Casas não faltam, falta atitude: a verdade incómoda da crise da habitação
O problema da habitação na Madeira não é apenas uma questão de mercado, é um problema de coragem e atitude dos políticos. Em Santa Cruz, o preço médio por metro quadrado atingiu, em julho de 2025, máximos de 2415€/m2, um aumento de 22,7% face a 2024, o maior aumento da Região. Estes valores ilustram o problema estrutural que temos em mãos, que ameaça famílias inteiras, as novas gerações e a própria coesão social.
As causas estão identificadas por poucos, mas incompreendidas por muitos e vão destes fatores macroeconómicos a matérias micro. O crédito de fácil acesso, totalmente proveniente da banca, alimenta exponencialmente a inflação e pressiona o preço das casas, sobretudo num mercado insular como o nosso. A esmagadora maioria do dinheiro em transação é gerada pelos bancos e não pelos estados, sim. Enfim, talvez um bom tema para o próximo mês. Junta-se a tudo isto a escassez de solo urbanizável, os custos elevados da construção, a procura turística crescente e o investimento estrangeiro. O resultado é a tempestade perfeita que empurra a habitação como produto financeiro especulativo, empurrando a maioria para fora dessa lógica.

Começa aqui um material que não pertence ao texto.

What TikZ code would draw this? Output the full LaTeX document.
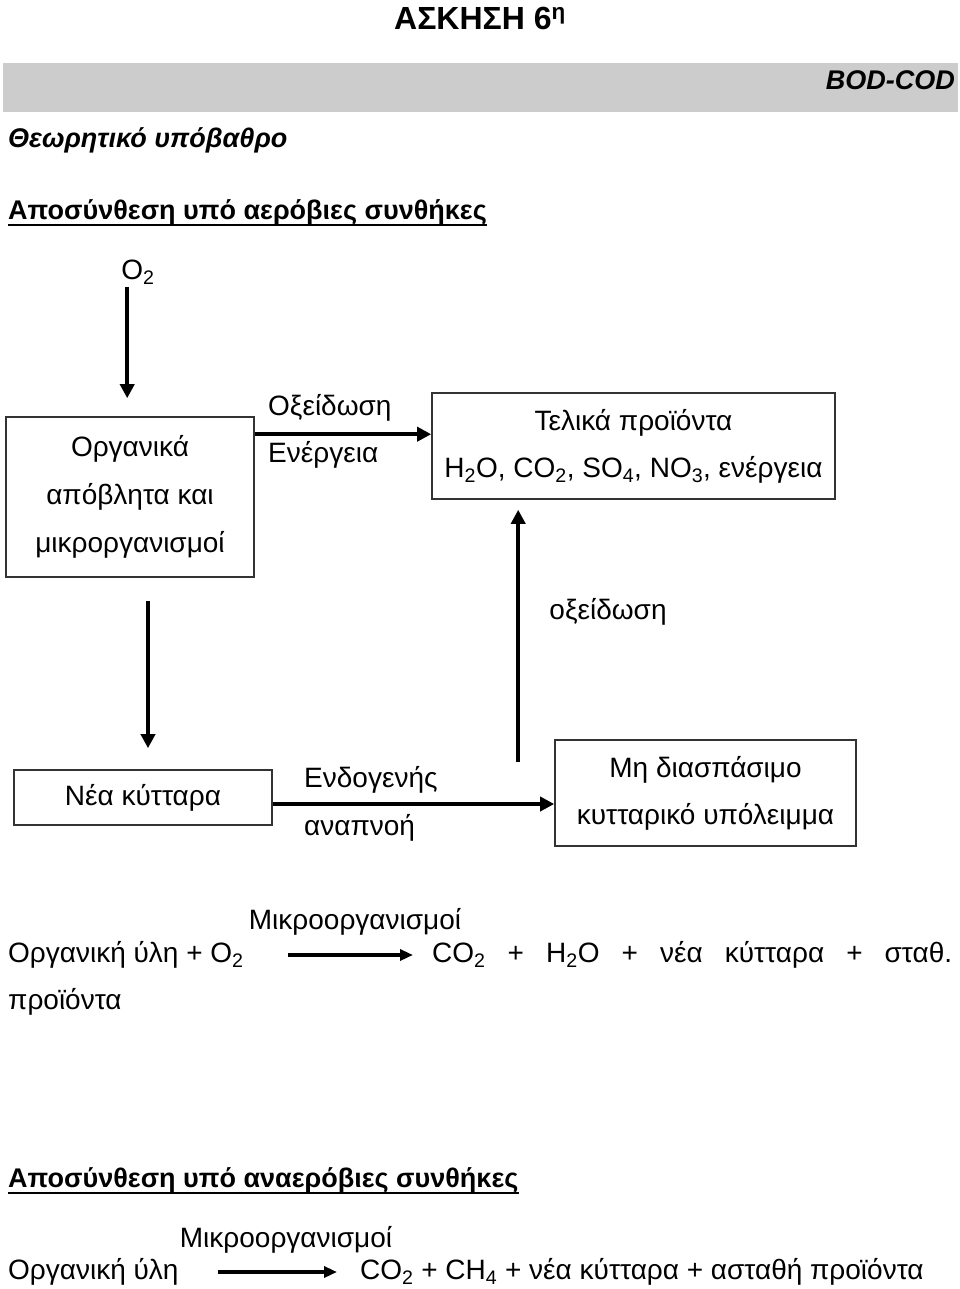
\documentclass[tikz,border=0pt]{standalone}
\usepackage{fontspec}
\setmainfont{Liberation Sans}
\usetikzlibrary{arrows.meta,calc}

\begin{document}
\begin{tikzpicture}[x=1pt,y=-1pt,font=\fontsize{28}{34}\selectfont,
  box/.style={draw=black!80,line width=1.6pt,align=center,inner sep=0pt},
  txt/.style={anchor=west,inner sep=0pt},
  flow/.style={-{Triangle[length=14pt,width=14pt]},line width=3.5pt},
  eqarr/.style={-{Triangle[length=13pt,width=11pt]},line width=3.2pt},
  uline/.style={line width=2pt}]
\useasboundingbox (0,0) rectangle (960,1289);
% header
\fill[black!20] (3,63) rectangle (958,112);
\node[inner sep=0pt,font=\fontsize{32}{38}\bfseries\selectfont] (title) at (480,18) {ΑΣΚΗΣΗ 6\textsuperscript{η}};
\node[anchor=east,inner sep=0pt,font=\fontsize{27}{32}\bfseries\itshape\selectfont] (bod) at (955,80) {BOD-COD};
\node[txt,font=\fontsize{27}{32}\bfseries\itshape\selectfont] (theory) at (8,140) {Θεωρητικό υπόβαθρο};
\node[txt,font=\fontsize{27}{32}\bfseries\selectfont] (aer) at (8,212) {Αποσύνθεση υπό αερόβιες συνθήκες};
\draw[uline] ([yshift=-6pt]aer.base west) -- ([yshift=-6pt]aer.base east);

% aerobic scheme
\node[inner sep=0pt] (o2) at (138,272) {O\textsubscript{2}};
\node[box,minimum width=248pt,minimum height=160pt,font=\fontsize{28}{48}\selectfont] (waste) at (130,497) {Οργανικά\\απόβλητα και\\μικροργανισμοί};
\node[box,minimum width=403pt,minimum height=106pt,font=\fontsize{28}{47}\selectfont] (final) at (633.5,446) {Τελικά προϊόντα\\H\textsubscript{2}O, CO\textsubscript{2}, SO\textsubscript{4}, NO\textsubscript{3}, ενέργεια};
\node[box,minimum width=258pt,minimum height=55pt] (cells) at (143,797.5) {Νέα κύτταρα};
\node[box,minimum width=301pt,minimum height=106pt,font=\fontsize{28}{47}\selectfont] (resid) at (705.5,793) {Μη διασπάσιμο\\κυτταρικό υπόλειμμα};

\coordinate (a1) at ([yshift=-18pt]waste.north east);
\coordinate (a2) at ([xshift=18pt,yshift=-23pt]waste.south);
\coordinate (a3) at ([xshift=87pt,yshift=-10pt]final.south west);
\coordinate (a4) at ([yshift=-6.5pt]cells.east);

\draw[flow] ([xshift=6pt,yshift=-2pt]o2.south west) -- ([xshift=6pt,yshift=18pt]o2.south west |- waste.north);
\draw[flow] (a1) -- (a1 -| final.west);
\draw[flow] (a2) -- ([yshift=21pt]a2 |- cells.north);
\draw[flow] ([yshift=-23pt]a3 |- resid.north) -- (a3);
\draw[flow] (a4) -- (a4 -| resid.west);

\node[txt] (ox1) at (268,408) {Οξείδωση};
\node[txt] (en1) at (268,455) {Ενέργεια};
\node[inner sep=0pt] (ox2) at (608,612) {οξείδωση};
\node[txt] (endo) at (304,780) {Ενδογενής};
\node[txt] (resp) at (304,828) {αναπνοή};

% reaction 1
\node[txt] (org1) at (8,955) {Οργανική ύλη + O\textsubscript{2}};
\node[txt] (out1) at (432,955) {\makebox[520pt][s]{CO\textsubscript{2} + H\textsubscript{2}O + νέα κύτταρα + σταθ.}};
\node[inner sep=0pt] (mic1) at (355,922) {Μικροοργανισμοί};
\node[txt] (rest1) at (8,1002) {προϊόντα};
\coordinate (e1) at (288,955);
\draw[eqarr] (e1) -- ([xshift=-19pt]e1 -| out1.west);

% anaerobic
\node[txt,font=\fontsize{27}{32}\bfseries\selectfont] (anaer) at (8,1180) {Αποσύνθεση υπό αναερόβιες συνθήκες};
\draw[uline] ([yshift=-6pt]anaer.base west) -- ([yshift=-6pt]anaer.base east);
\node[txt] (org2) at (8,1272) {Οργανική ύλη};
\node[txt] (out2) at (360,1272) {CO\textsubscript{2} + CH\textsubscript{4} + νέα κύτταρα + ασταθή προϊόντα};
\node[inner sep=0pt] (mic2) at (286,1240) {Μικροοργανισμοί};
\coordinate (e2) at (218,1272);
\draw[eqarr] (e2) -- ([xshift=-23pt]e2 -| out2.west);
\end{tikzpicture}
\end{document}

Mas, o problema não é apenas económico, também é político. No Funchal, a título de exemplo, foram identificados até ao momento mais de 400 prédios devolutos, cerca de 600 edifícios sem uso, grande parte destes no centro histórico da cidade. Só na Rua da Carreira, totalizam 41 imóveis que podiam ser requalificados e colocados no mercado. Bem não sou autarca pelo Funchal, nem nunca vivi lá, mas tenho quase a certeza que há muitos que nem se deram ao trabalho de diagnosticar aprofundadamente este assunto.
Os próximos autarcas que serão eleitos em outubro tem que compreender que têm ao seu dispor várias modalidades: podem ceder terrenos municipais a cooperativas; investir diretamente com fundos comunitários; celebrar contratos-programa com o Governo Regional, lançar plataformas digitais que incentivam os senhorios a arrendaram 20-30% abaixo do valor do mercado (por exemplo, isentam o IMI). A lei também já prevê licenciamento com prazos máximos, incumpridos na generalidade e até o deferimento táctico em caso de incumprimento. No entanto, a lentidão burocrática continua a ser a “rainha da bateria”, travando a entrada de nova oferta no mercado.
Só no quadro do PRR estão previstas na Madeira mais de 800 habitações a custos controlados até ao próximo ano. Os recursos existem, os fundos estão disponíveis, resta saber se há vontade política e atitude para aplicá-los bem. Os mecanismos legais existem, o que parece que não existe é a capacidade suficiente de muitos em transformar o diagnóstico em ação. Muitos autarcas são cúmplices deste problema. Não conhecem todo o seu património, não planeiam nem aceleram procedimentos, não fazem parte da solução. É sempre mais fácil negarmos as nossas responsabilidades para outras instâncias. É caso para dizer que casas não faltam. O que falta, demasiadas vezes, tornando-se quase regra, é a vontade de se dar ao trabalho.